THE CALIFORNIA CLOSETS MAGAZINE
Martha Stewart has never gotten rid of a single piece of clothing. Stored in the attic of her home in Bedford, New York, her museum-quality collection is climate controlled and perfectly organized. Each item is hung professionally and removed from dry-cleaner plastic—her very own vast sartorial archive. The long reigning queen of domesticity begs the question: wouldn’t we all keep everything if we could?
Stewart oversees an impressive empire. Over her seven decades, she’s transformed skills such as cooking and crafting into high art. At 76, she still gardens, decorates, organizes, entertains, and more—all the while managing four houses, a multimedia brand, and a new denim line for QVC. Personally, she is an adoring grandmother to daughter Alexis’s two children, Jude, 7, and Truman, 6, and she also dotes on her 200-plus pets and farm animals.

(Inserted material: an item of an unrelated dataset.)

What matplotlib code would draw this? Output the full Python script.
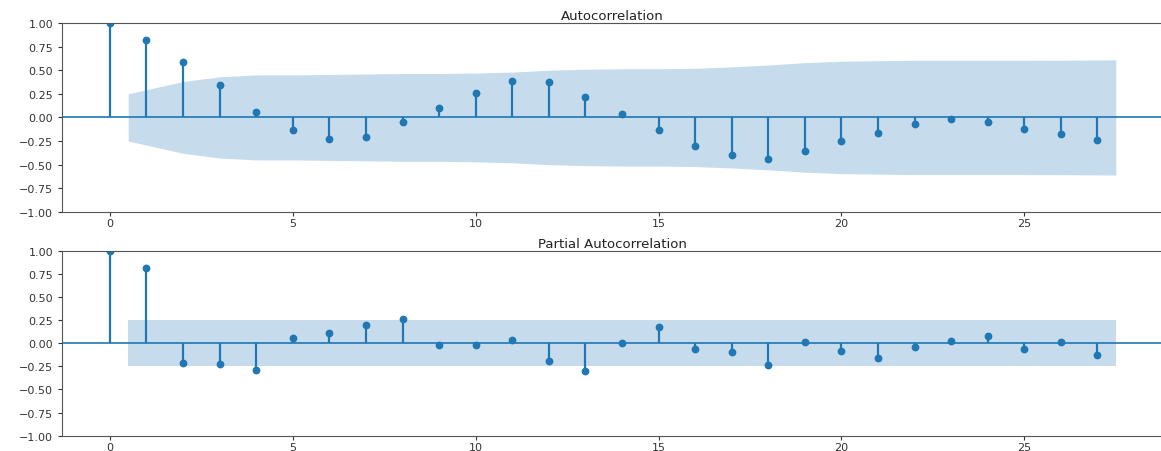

On a Friday afternoon, Stewart fields questions from a reporter via phone. Unaccustomed to monotasking, she both talks and chops. “There’s leftover short ribs and brisket chuck,” she explains. “I have people coming to visit tomorrow for a garden show and I’m making sandwiches. I’m caramelizing onions to throw in, and probably some oven-roasted tomatoes, and I’ll use horseradish from my garden.” She makes it sound effortless.

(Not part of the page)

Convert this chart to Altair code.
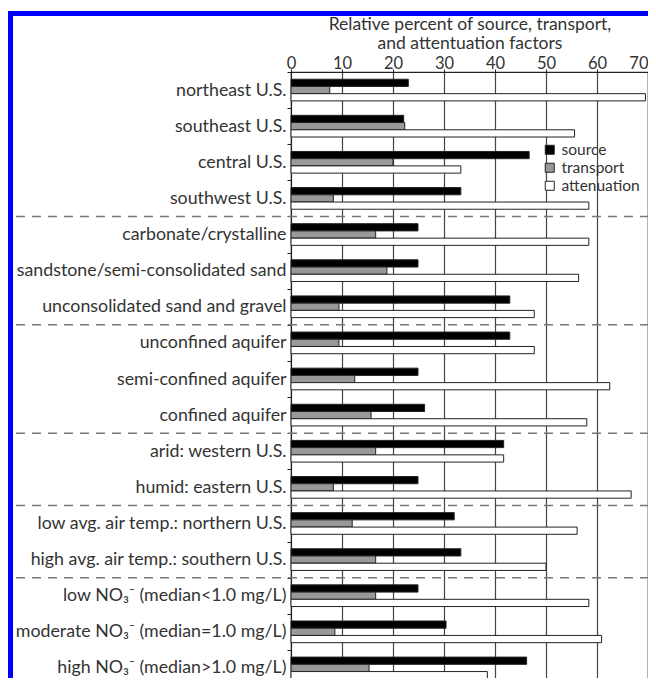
import altair as alt
import pandas as pd

categories = [
    "northeast U.S.", "southeast U.S.", "central U.S.", "southwest U.S.",
    "carbonate/crystalline", "sandstone/semi-consolidated sand", "unconsolidated sand and gravel",
    "unconfined aquifer", "semi-confined aquifer", "confined aquifer",
    "arid: western U.S.", "humid: eastern U.S.",
    "low avg. air temp.: northern U.S.", "high avg. air temp.: southern U.S.",
    "low NO\u2083\u207b (median<1.0 mg/L)", "moderate NO\u2083\u207b (median=1.0 mg/L)",
    "high NO\u2083\u207b (median>1.0 mg/L)",
]
source = [23.0, 22.1, 46.7, 33.3, 24.9, 24.9, 42.9, 42.9, 24.9, 26.2, 41.7, 24.9, 32.0, 33.3, 24.9, 30.4, 46.2]
transport = [7.6, 22.3, 20.0, 8.3, 16.6, 18.8, 9.4, 9.4, 12.5, 15.7, 16.6, 8.3, 12.0, 16.6, 16.6, 8.6, 15.3]
attenuation = [69.5, 55.6, 33.3, 58.4, 58.4, 56.4, 47.7, 47.7, 62.5, 58.0, 41.7, 66.7, 56.1, 50.0, 58.4, 60.9, 38.5]
series = ["source", "transport", "attenuation"]
fills = ["#000000", "#999999", "#ffffff"]
separators_after = [
    "southwest U.S.", "unconsolidated sand and gravel", "confined aquifer",
    "humid: eastern U.S.", "high avg. air temp.: southern U.S.",
]
x_ticks = [0, 10, 20, 30, 40, 50, 60, 70]

rows = []
for i, c in enumerate(categories):
    for s, vals in zip(series, [source, transport, attenuation]):
        rows.append({"category": c, "series": s, "value": vals[i]})
df = pd.DataFrame(rows)
sep_df = pd.DataFrame({"category": separators_after})
frame_df = pd.DataFrame({"k": [0]})

FONT = "Lato"

bars = alt.Chart(df).mark_bar(stroke="#222222", strokeWidth=1).encode(
    y=alt.Y(
        "category:N", sort=categories,
        scale=alt.Scale(domain=categories, paddingInner=0, paddingOuter=0),
        axis=alt.Axis(title=None, tickBand="extent", tickSize=4, labelPadding=1,
                      labelFontSize=17.8, labelColor="#333333", labelLimit=400,
                      domainColor="#222222", tickColor="#222222", grid=False),
    ),
    yOffset=alt.YOffset(
        "series:N", sort=series,
        scale=alt.Scale(domain=series, paddingInner=0, paddingOuter=1),
    ),
    x=alt.X(
        "value:Q",
        scale=alt.Scale(domain=[0, 70], nice=False),
        axis=alt.Axis(orient="top", values=x_ticks, grid=True, gridColor="#444444",
                      gridWidth=1.2, tickSize=3, labelPadding=1, labelFontSize=16.5,
                      labelBaseline="alphabetic",
                      labelAlign={"condition": {"test": "datum.value >= 70", "value": "right"},
                                  "value": "center"},
                      labelColor="#333333", domainColor="#222222", tickColor="#222222",
                      title=["Relative percent of source, transport,", "and attentuation factors"],
                      titleFontSize=17.5, titleFontWeight="normal", titleColor="#333333",
                      titleLineHeight=19.5, titleBaseline="alphabetic", titleY=-43),
    ),
    fill=alt.Fill(
        "series:N",
        scale=alt.Scale(domain=series, range=fills),
        legend=alt.Legend(title=None, orient="none", legendX=251, legendY=70,
                          symbolType="square", symbolSize=81, symbolStrokeColor="#222222",
                          symbolStrokeWidth=1, labelFontSize=15.5, labelColor="#333333",
                          rowPadding=1, labelOffset=4),
    ),
)

seps = alt.Chart(sep_df).mark_rule(color="#777777", strokeWidth=1.5, strokeDash=[9, 7]).encode(
    y=alt.Y("category:N", sort=categories, bandPosition=1),
    x=alt.value(-275),
    x2=alt.value(400),
)

frame = alt.Chart(frame_df).mark_rect(fillOpacity=0, stroke="#0000ff", strokeWidth=5).encode(
    x=alt.value(-280.5), x2=alt.value(420), y=alt.value(-58.5), y2=alt.value(700),
)

chart = alt.layer(bars, seps, frame).properties(
    width=357, height=614,
    autosize=alt.AutoSizeParams(type="none"),
    padding={"left": 283, "top": 64, "right": 0, "bottom": -8},
).configure(font=FONT).configure_view(stroke="#333333", strokeWidth=1.2)

chart.save("out.html", embed_options={"renderer": "svg", "actions": False})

Is there nothing she can’t do? “I learned how to sew all my clothes,” she says of her modest upbringing in Nutley, New Jersey, as the second oldest of six. “Shirt sleeves, button holes, jackets, coats—I made my own wedding dress.” She married Yale law student Andrew Stewart (whom she divorced in 1990) while attending Barnard, where she double-majored in history and architectural history. They settled in Connecticut; Stewart started a catering business, and a New York publisher approached her to write a cookbook. Entertaining came out in 1982, Martha Stewart Living magazine in 1990, and her television show in 1993.

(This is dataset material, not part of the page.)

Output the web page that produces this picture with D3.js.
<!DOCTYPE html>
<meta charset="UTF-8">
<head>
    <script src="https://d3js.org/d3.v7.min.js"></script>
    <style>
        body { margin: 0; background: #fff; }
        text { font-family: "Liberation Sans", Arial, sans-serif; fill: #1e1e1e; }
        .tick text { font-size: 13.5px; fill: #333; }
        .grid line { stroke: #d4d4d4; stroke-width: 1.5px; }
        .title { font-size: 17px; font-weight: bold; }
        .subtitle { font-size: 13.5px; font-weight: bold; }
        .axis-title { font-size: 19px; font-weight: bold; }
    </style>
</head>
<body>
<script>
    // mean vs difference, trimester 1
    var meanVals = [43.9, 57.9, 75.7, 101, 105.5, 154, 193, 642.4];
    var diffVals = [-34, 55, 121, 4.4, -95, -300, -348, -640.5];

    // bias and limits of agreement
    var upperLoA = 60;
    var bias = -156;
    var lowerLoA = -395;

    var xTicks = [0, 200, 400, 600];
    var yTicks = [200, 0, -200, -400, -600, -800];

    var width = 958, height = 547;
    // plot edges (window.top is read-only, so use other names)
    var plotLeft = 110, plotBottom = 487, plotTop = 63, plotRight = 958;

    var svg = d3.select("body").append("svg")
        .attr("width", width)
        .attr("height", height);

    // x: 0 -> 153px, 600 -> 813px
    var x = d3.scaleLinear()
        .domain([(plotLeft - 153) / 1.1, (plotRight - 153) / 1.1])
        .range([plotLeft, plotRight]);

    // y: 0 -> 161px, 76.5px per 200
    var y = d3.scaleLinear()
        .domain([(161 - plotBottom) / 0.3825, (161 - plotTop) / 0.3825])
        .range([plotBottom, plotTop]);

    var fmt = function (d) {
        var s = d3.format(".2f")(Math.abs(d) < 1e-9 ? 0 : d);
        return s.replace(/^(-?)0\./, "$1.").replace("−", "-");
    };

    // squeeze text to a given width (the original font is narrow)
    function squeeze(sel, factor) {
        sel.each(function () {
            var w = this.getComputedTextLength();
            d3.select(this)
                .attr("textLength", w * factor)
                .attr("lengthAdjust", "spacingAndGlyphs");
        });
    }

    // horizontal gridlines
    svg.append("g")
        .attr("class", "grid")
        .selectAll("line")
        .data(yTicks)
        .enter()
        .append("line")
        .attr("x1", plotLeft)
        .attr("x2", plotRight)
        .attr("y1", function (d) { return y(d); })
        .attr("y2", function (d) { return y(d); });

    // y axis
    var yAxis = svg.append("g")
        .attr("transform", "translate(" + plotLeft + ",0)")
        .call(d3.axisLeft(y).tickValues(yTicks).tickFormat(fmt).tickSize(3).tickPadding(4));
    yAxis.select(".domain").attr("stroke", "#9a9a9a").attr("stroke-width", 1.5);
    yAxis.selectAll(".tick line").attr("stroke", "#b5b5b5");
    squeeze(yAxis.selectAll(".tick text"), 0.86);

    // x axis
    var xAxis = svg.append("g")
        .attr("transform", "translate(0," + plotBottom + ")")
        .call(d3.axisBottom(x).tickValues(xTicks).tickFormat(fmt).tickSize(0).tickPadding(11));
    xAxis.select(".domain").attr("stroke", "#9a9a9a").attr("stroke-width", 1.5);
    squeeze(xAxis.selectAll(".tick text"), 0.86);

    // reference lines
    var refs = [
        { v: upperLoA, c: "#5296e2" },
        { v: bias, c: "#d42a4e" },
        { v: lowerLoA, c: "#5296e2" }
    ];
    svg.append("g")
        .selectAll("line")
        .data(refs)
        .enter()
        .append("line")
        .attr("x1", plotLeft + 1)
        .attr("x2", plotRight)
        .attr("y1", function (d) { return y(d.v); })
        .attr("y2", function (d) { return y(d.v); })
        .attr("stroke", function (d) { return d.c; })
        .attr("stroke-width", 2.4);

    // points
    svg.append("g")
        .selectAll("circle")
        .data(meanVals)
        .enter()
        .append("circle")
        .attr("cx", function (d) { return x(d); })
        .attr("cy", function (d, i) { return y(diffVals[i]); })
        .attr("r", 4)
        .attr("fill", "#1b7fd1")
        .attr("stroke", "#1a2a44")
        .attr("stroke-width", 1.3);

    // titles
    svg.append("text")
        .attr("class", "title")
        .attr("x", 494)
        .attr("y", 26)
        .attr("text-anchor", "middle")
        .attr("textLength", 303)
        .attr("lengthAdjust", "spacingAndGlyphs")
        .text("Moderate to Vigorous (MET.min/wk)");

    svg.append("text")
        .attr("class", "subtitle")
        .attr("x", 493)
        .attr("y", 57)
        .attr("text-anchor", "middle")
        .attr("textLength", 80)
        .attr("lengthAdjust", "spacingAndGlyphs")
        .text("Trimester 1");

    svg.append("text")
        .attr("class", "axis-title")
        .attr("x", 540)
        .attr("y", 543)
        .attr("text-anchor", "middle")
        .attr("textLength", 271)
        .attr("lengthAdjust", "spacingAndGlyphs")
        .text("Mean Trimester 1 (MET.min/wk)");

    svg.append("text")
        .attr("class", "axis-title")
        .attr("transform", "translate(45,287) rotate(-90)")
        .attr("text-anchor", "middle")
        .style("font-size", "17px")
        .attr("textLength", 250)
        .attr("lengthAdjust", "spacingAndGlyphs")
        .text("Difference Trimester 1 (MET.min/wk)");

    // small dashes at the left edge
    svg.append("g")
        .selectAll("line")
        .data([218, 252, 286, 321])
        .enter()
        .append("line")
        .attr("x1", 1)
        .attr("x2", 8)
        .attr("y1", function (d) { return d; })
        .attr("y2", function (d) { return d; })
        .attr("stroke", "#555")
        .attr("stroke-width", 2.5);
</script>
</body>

“I don’t believe it’s necessary to get rid of something valuable or that has meaning. I try to find a place for it.”
Stewart still takes great care of her clothes. At her Bedford home, she recently turned a 200-square-foot bedroom into a walk-in closet, including a double bureau island with jewelry drawers and floor-to-ceiling hanging wall space. “I needed easy visibility and access for housekeepers to replace clothing as it returns from the cleaners,” she says of her constantly revolving wardrobe. “Today I have two changes of clothing, tomorrow I might have three—for meetings, dinners, TV appearances, etc.” Current closet staples include denim shirts (from her QVC line) and leather pants. “Leather looks like nice with anything,” she says.
Sometimes she visits the archives to retrieve former outfits. “Broad-shouldered jackets are back, so I found my beautiful Hermès suits I bought in Russia in 2005,” she says. “They’re perfectly in style, with large kimono sleeves.” She finds “new” clothes all the time. “I think it’s a little harsh to say, ‘Get rid of everything.’ I don’t believe it’s necessary to get rid of something valuable or meaningful. I try to find a place for it. I’ve collected a lot of stuff and done a lot of work to organize it all. I’m a historian, and I like old, historical things.” Such as her mother’s clothes, her daughter’s first baby dress, three pairs of diamond stud earrings, and every inch of Edsel Ford’s 100-acre estate in Maine, which she purchased in 1997 in toto—forks, spoons, hair dryers, and all.
At this life stage, she’s more about curating a legacy and less about paring down possessions. “I don’t know yet what my grandchildren will value,” she says. She’s one person, she acknowledges, but nonetheless holds onto properties in Maine, Bedford, the Hamptons, and New York City. “Will my grandchildren want a house at the beach, or to travel around Tasmania? Until I have clear answers to those questions, I will not downsize.” For now, it’s back to the chopping board.